Michel Mothmora est un cas unique dans la boxe française. Champion de France de boxe à 37 ans, il a fini par raccrocher les gants en 2021 pour se consacrer à son métier de traiteur. Jusqu’au dernier round, un documentaire émouvant coréalisé par Thomas Larabi et Anthony Audureau lui rend un hommage mérité.
Par Jean-Luc Vezon
Projeté en avant-première au cinéma Les Lobis le 19 décembre devant une salle comble, le film a ému aux larmes le champion aux 27 victoires (dont 15 par KO) et au palmarès long comme le bras : champion du monde WBF (2016), champion intercontinental WBF (2015, 2016), champion international WBF (2013, 2014) et champion de France 2019. Même si la World Boxing Foundation (WBF) n’est pas la fédération la plus connue (1), Michel Mothmora est un grand boxeur.
« Je n’ai pas de regrets, je voulais laisser une empreinte, je suis fier du travail accompli avec l’aide de ma famille », a déclaré Michel Mothmora à l’issue de la projection de ce film très réussi produit par la jeune société de production parisienne Trois heures moins le quart avec le soutien de Ciclic Centre Val de Loire et de TV Tours.
Né à Fort de France, le garçon est un adolescent turbulent et bagarreur. Installé à Ormes, dans la périphérie orléanaise, il enfile les gants à 13 ans et rejoint le CB Ormois. « La boxe m’a sauvé et a canalisé mon énergie », assure le Martiniquais de 42 ans qui sera par la suite licencié au Ring Giennois. Malgré cinq défaites pour ces cinq premiers combats, Michel persévère et, à force d’entraînement et de détermination, conquiert ses premiers titres avec en point d’orgue une ceinture de champion de France en 2019. Il aura fallu sept tentatives au Phénix pour réaliser « le rêve de sa vie ». Souvent victime de décisions arbitrales contestables, Michel n’a jamais lâché l’affaire.
Le documentaire restitue parfaitement cette carrière en filmant au plus près ce champion élégant, véritable gentleman des rings. On le découvre à l’entraînement où il passe des heures à courir, soulever des poids, sauter à la corde, nager dans un bassin ou à frapper dans un punching-ball. Ses programmes d’entraînement ludiques, adaptés à sa faiblesse des poignets, en disent long sur son abnégation. Ignoré de la fédération française de boxe, Michel Mothmora s’est construit seul en organisant sa vie autour de la boxe. Son domicile sera sa salle de boxe et sa femme Vanessa sa partenaire de tous les instants pour atteindre ses objectifs. A Ouzouer-le-Marché puis à Blois, il consent d’immenses sacrifices financiers pour réussir dans le noble art bordurant parfois la précarité.
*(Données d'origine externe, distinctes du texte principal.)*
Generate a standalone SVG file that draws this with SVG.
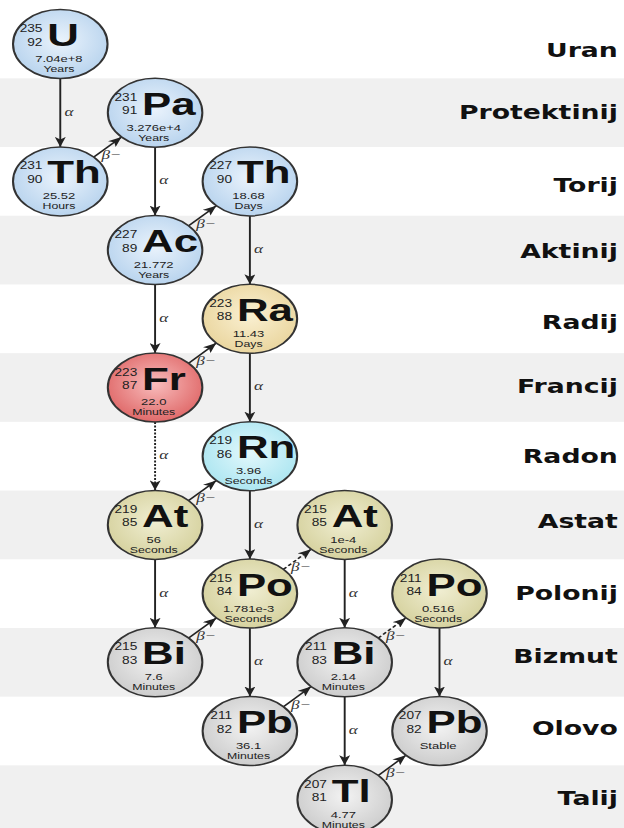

Bien que professionnel, il doit travailler en parallèle, d’abord comme charcutier-traiteur (son métier de base) puis comme professeur technique de cuisine à la Protection judiciaire de la jeunesse (PJJ). Avec son association, le MMBC, il finira par organiser ses combats.
Poussant la porte des vestiaires, la caméra de Larabi-Audureau nous fait aussi entrer au cœur du combat pour le titre national des moyens contre Francis Tchoffo en 2019. La violence des coups et la difficulté de ce sport apparaissent alors durant les dix rounds du combat que Michel Mothmora remporte à l’unanimité des trois juges.
Reconversion réussie
Michel finit par arrêter sa carrière le 6 novembre 2021 à Blois après une défaite un peu amère. Celui qui aurait aimé participer aux JO de 2024 se consacre désormais à sa femme Vanessa, à ses trois enfants et à son travail. Passionné de cuisine, il a ainsi repris son activité de traiteur en créant Michel Mothmora artisan charcutier traiteur tout en donnant des cours d’EPS au CFA de Blois.
« La boxe a été ma première maîtresse. Mais désormais, je lui ai dit au revoir » nous dira Michel en souriant. Soucieux de transmission, il répond néanmoins aux sollicitations de diverses associations, maisons de quartier, SEGPA, maisons d’arrêt pour témoigner de son parcours et donner l’envie aux jeunes de boxer et faciliter l’insertion. Titulaire d’une licence professionnelle Développement social et médiation par le sport, Michel Mothmora a la fibre sociale chevillée au corps et croit aux vertus de la boxe éducative.
Jusqu’au dernier round sera diffusé sur les antennes de TV Tours-Val de Loire et sa plateforme internet.
(1) Par rapport à la WBA, WBC, l’IBF et WBO.